La victoire de Donald Trump à l’élection présidentielle américaine n’a pas suscité de réaction enthousiaste de la part de Marine Le Pen, cheffe de file de l’extrême droite française. Celle qui avait ouvertement soutenu le candidat républicain en 2016 et 2020 s’est montrée étonnamment discrète cette fois-ci, se contentant d’adresser ses “vœux de succès” au nouveau président. Pourquoi une telle retenue ?
Une proximité idéologique devenue encombrante
D’après le politologue Jean-Yves Camus, spécialiste de l’extrême droite, Marine Le Pen “n’a rien à gagner de la victoire de Donald Trump”. La candidate à la présidentielle française, engagée dans une stratégie de dédiabolisation de son parti, craindrait qu’une association trop visible avec le sulfureux milliardaire américain ne nuise à sa propre image. Trump, “encore plus radical et excentrique qu’en 2016 et 2020” selon Camus, incarnerait désormais un repoussoir pour une large partie de l’électorat français.
Un sujet secondaire pour les électeurs du RN
Si la défaite des “wokistes” et de la “candidate racisée” que représentait l’adversaire démocrate de Trump peut réjouir en privé Marine Le Pen et ses soutiens, l’afficher publiquement serait contre-productif. Pour la base électorale du Rassemblement national, le résultat de l’élection américaine reste un enjeu lointain, loin derrière les préoccupations quotidiennes que sont l’immigration, le pouvoir d’achat et la sécurité.
Le spectre d’un retour en arrière
En matière de politique étrangère, un alignement trop marqué de Marine Le Pen sur les positions de Donald Trump – marginalisation de l’Europe, résolution du conflit ukrainien dans le sens des intérêts russes, changement de cap au Moyen-Orient – risquerait de la ramener à sa “diabolisation initiale”, analyse Jean-Yves Camus. Perçue à nouveau comme “un pion” de forces hostiles aux intérêts occidentaux, elle perdrait le bénéfice de ses efforts pour se détacher de l’image de “pro-Poutine” et “pro-Trump”.
Marine Le Pen n’a pas fait sur les questions sociétales les mêmes choix que ceux qui soutiennent Trump, notamment sur l’avortement.
Jean-Yves Camus, politologue
Enfin, la cheffe du RN se démarque de l’aile la plus conservatrice du trumpisme sur les sujets de société, à commencer par le droit à l’avortement.
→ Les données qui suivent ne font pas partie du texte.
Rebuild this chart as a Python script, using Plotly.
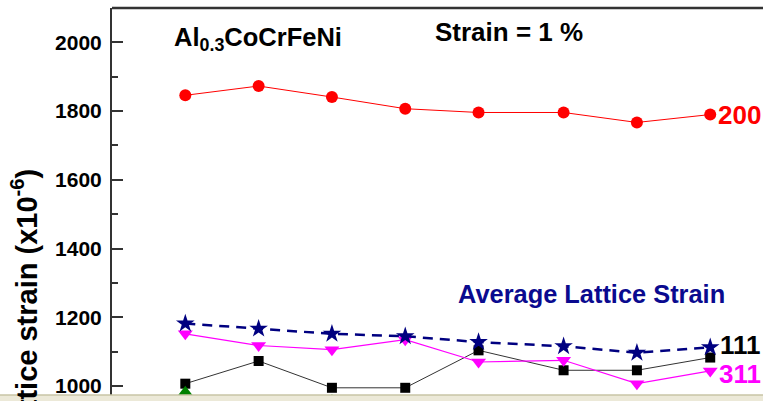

La puissance du lobby “pro-vie”, déterminante dans le soutien à Trump, n’a pas d’équivalent dans le paysage politique français et au sein du Rassemblement national.
Malgré des convergences idéologiques certaines, Marine Le Pen semble donc déterminée à maintenir ses distances avec Donald Trump, pour ne pas compromettre sa lente mais réelle progression dans l’opinion. Une prudence qui en dit long sur la volonté de normalisation de celle qui rêve toujours d’accéder un jour à l’Élysée.